▶ **TASK TO COMPLETE**
Quote every line below exactly and skip any picture.

▶ **DATA PROVIDED**
>> begin

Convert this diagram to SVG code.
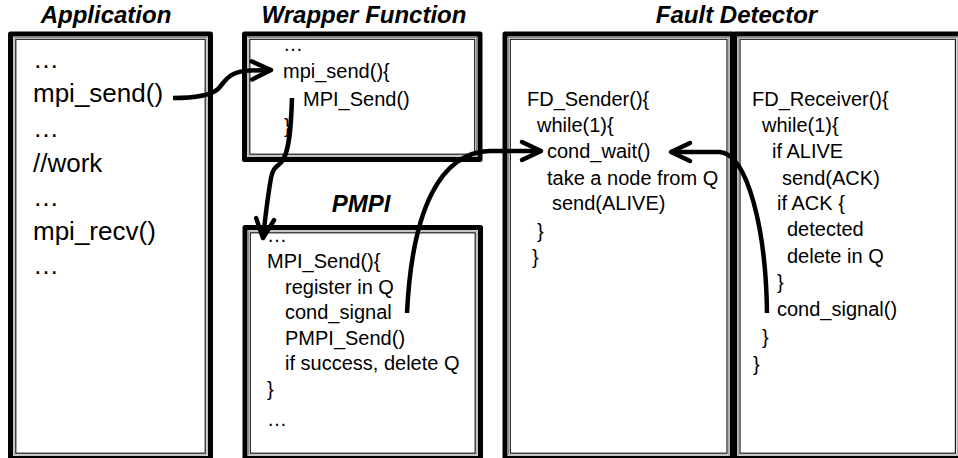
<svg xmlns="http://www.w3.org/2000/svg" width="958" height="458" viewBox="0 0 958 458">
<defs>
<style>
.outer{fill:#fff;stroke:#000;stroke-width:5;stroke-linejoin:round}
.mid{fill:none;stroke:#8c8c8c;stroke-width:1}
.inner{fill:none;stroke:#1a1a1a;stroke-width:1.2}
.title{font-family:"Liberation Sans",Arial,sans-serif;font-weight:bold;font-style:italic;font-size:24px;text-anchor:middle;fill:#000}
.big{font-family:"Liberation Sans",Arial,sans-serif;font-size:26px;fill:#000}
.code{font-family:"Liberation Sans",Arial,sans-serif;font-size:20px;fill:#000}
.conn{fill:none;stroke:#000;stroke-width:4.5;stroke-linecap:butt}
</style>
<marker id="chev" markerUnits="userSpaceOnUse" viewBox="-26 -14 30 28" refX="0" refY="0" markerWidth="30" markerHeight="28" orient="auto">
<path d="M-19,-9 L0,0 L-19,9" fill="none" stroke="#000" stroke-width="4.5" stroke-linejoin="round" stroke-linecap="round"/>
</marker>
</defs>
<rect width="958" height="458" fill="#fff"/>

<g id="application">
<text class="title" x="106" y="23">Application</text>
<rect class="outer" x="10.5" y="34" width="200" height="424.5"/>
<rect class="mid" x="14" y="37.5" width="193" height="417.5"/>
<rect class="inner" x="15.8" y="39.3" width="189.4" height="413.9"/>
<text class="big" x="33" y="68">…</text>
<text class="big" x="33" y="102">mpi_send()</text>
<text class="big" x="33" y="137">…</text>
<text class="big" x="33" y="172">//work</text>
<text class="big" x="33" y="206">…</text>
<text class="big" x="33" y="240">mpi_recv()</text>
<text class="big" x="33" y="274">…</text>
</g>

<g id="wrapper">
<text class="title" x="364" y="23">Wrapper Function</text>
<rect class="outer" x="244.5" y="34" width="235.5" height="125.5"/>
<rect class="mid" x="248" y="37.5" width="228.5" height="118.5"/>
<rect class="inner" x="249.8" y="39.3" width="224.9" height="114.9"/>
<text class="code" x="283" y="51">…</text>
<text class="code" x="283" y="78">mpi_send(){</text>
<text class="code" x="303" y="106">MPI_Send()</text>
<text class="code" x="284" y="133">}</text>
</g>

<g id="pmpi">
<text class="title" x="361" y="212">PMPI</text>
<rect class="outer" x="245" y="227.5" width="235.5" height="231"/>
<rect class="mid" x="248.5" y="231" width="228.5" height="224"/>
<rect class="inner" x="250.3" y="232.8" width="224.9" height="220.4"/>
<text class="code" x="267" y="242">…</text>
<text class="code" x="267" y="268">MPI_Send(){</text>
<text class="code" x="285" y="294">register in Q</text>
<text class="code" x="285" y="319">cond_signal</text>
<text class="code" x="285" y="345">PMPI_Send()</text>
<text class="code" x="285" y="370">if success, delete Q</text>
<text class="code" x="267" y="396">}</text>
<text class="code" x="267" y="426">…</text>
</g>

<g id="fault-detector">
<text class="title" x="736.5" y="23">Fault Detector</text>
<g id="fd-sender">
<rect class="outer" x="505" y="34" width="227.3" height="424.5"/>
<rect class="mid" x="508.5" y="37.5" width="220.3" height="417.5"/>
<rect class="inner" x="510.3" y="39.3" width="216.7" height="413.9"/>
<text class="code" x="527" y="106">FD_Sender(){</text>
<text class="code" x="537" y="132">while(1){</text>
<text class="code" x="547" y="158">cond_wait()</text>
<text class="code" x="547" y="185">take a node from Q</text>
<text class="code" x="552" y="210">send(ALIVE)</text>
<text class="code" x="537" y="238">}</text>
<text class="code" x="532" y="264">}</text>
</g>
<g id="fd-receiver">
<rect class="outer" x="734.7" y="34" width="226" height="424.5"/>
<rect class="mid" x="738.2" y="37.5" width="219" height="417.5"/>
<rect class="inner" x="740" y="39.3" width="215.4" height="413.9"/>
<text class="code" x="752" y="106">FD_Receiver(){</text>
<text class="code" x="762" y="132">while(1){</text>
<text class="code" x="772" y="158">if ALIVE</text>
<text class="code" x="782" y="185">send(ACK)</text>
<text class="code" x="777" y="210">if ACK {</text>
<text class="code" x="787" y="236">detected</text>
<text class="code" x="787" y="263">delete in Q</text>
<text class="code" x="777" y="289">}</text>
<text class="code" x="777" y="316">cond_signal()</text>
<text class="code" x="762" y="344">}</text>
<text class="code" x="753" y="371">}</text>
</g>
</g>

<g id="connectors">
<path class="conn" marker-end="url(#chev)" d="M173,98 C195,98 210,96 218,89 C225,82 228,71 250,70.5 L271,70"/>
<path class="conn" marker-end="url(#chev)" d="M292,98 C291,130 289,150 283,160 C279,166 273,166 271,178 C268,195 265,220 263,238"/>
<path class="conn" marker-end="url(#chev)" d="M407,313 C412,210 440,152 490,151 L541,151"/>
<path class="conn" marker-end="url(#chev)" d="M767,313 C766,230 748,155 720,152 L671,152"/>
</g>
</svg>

>> end

▶ **EXERCISE ANSWER**
Convert this diagram to SVG code.
<svg xmlns="http://www.w3.org/2000/svg" width="958" height="458" viewBox="0 0 958 458">
<defs>
<style>
.outer{fill:#fff;stroke:#000;stroke-width:5;stroke-linejoin:round}
.mid{fill:none;stroke:#8c8c8c;stroke-width:1}
.inner{fill:none;stroke:#1a1a1a;stroke-width:1.2}
.title{font-family:"Liberation Sans",Arial,sans-serif;font-weight:bold;font-style:italic;font-size:24px;text-anchor:middle;fill:#000}
.big{font-family:"Liberation Sans",Arial,sans-serif;font-size:26px;fill:#000}
.code{font-family:"Liberation Sans",Arial,sans-serif;font-size:20px;fill:#000}
.conn{fill:none;stroke:#000;stroke-width:4.5;stroke-linecap:butt}
</style>
<marker id="chev" markerUnits="userSpaceOnUse" viewBox="-26 -14 30 28" refX="0" refY="0" markerWidth="30" markerHeight="28" orient="auto">
<path d="M-19,-9 L0,0 L-19,9" fill="none" stroke="#000" stroke-width="4.5" stroke-linejoin="round" stroke-linecap="round"/>
</marker>
</defs>
<rect width="958" height="458" fill="#fff"/>

<g id="application">
<text class="title" x="106" y="23">Application</text>
<rect class="outer" x="10.5" y="34" width="200" height="424.5"/>
<rect class="mid" x="14" y="37.5" width="193" height="417.5"/>
<rect class="inner" x="15.8" y="39.3" width="189.4" height="413.9"/>
<text class="big" x="33" y="68">…</text>
<text class="big" x="33" y="102">mpi_send()</text>
<text class="big" x="33" y="137">…</text>
<text class="big" x="33" y="172">//work</text>
<text class="big" x="33" y="206">…</text>
<text class="big" x="33" y="240">mpi_recv()</text>
<text class="big" x="33" y="274">…</text>
</g>

<g id="wrapper">
<text class="title" x="364" y="23">Wrapper Function</text>
<rect class="outer" x="244.5" y="34" width="235.5" height="125.5"/>
<rect class="mid" x="248" y="37.5" width="228.5" height="118.5"/>
<rect class="inner" x="249.8" y="39.3" width="224.9" height="114.9"/>
<text class="code" x="283" y="51">…</text>
<text class="code" x="283" y="78">mpi_send(){</text>
<text class="code" x="303" y="106">MPI_Send()</text>
<text class="code" x="284" y="133">}</text>
</g>

<g id="pmpi">
<text class="title" x="361" y="212">PMPI</text>
<rect class="outer" x="245" y="227.5" width="235.5" height="231"/>
<rect class="mid" x="248.5" y="231" width="228.5" height="224"/>
<rect class="inner" x="250.3" y="232.8" width="224.9" height="220.4"/>
<text class="code" x="267" y="242">…</text>
<text class="code" x="267" y="268">MPI_Send(){</text>
<text class="code" x="285" y="294">register in Q</text>
<text class="code" x="285" y="319">cond_signal</text>
<text class="code" x="285" y="345">PMPI_Send()</text>
<text class="code" x="285" y="370">if success, delete Q</text>
<text class="code" x="267" y="396">}</text>
<text class="code" x="267" y="426">…</text>
</g>

<g id="fault-detector">
<text class="title" x="736.5" y="23">Fault Detector</text>
<g id="fd-sender">
<rect class="outer" x="505" y="34" width="227.3" height="424.5"/>
<rect class="mid" x="508.5" y="37.5" width="220.3" height="417.5"/>
<rect class="inner" x="510.3" y="39.3" width="216.7" height="413.9"/>
<text class="code" x="527" y="106">FD_Sender(){</text>
<text class="code" x="537" y="132">while(1){</text>
<text class="code" x="547" y="158">cond_wait()</text>
<text class="code" x="547" y="185">take a node from Q</text>
<text class="code" x="552" y="210">send(ALIVE)</text>
<text class="code" x="537" y="238">}</text>
<text class="code" x="532" y="264">}</text>
</g>
<g id="fd-receiver">
<rect class="outer" x="734.7" y="34" width="226" height="424.5"/>
<rect class="mid" x="738.2" y="37.5" width="219" height="417.5"/>
<rect class="inner" x="740" y="39.3" width="215.4" height="413.9"/>
<text class="code" x="752" y="106">FD_Receiver(){</text>
<text class="code" x="762" y="132">while(1){</text>
<text class="code" x="772" y="158">if ALIVE</text>
<text class="code" x="782" y="185">send(ACK)</text>
<text class="code" x="777" y="210">if ACK {</text>
<text class="code" x="787" y="236">detected</text>
<text class="code" x="787" y="263">delete in Q</text>
<text class="code" x="777" y="289">}</text>
<text class="code" x="777" y="316">cond_signal()</text>
<text class="code" x="762" y="344">}</text>
<text class="code" x="753" y="371">}</text>
</g>
</g>

<g id="connectors">
<path class="conn" marker-end="url(#chev)" d="M173,98 C195,98 210,96 218,89 C225,82 228,71 250,70.5 L271,70"/>
<path class="conn" marker-end="url(#chev)" d="M292,98 C291,130 289,150 283,160 C279,166 273,166 271,178 C268,195 265,220 263,238"/>
<path class="conn" marker-end="url(#chev)" d="M407,313 C412,210 440,152 490,151 L541,151"/>
<path class="conn" marker-end="url(#chev)" d="M767,313 C766,230 748,155 720,152 L671,152"/>
</g>
</svg>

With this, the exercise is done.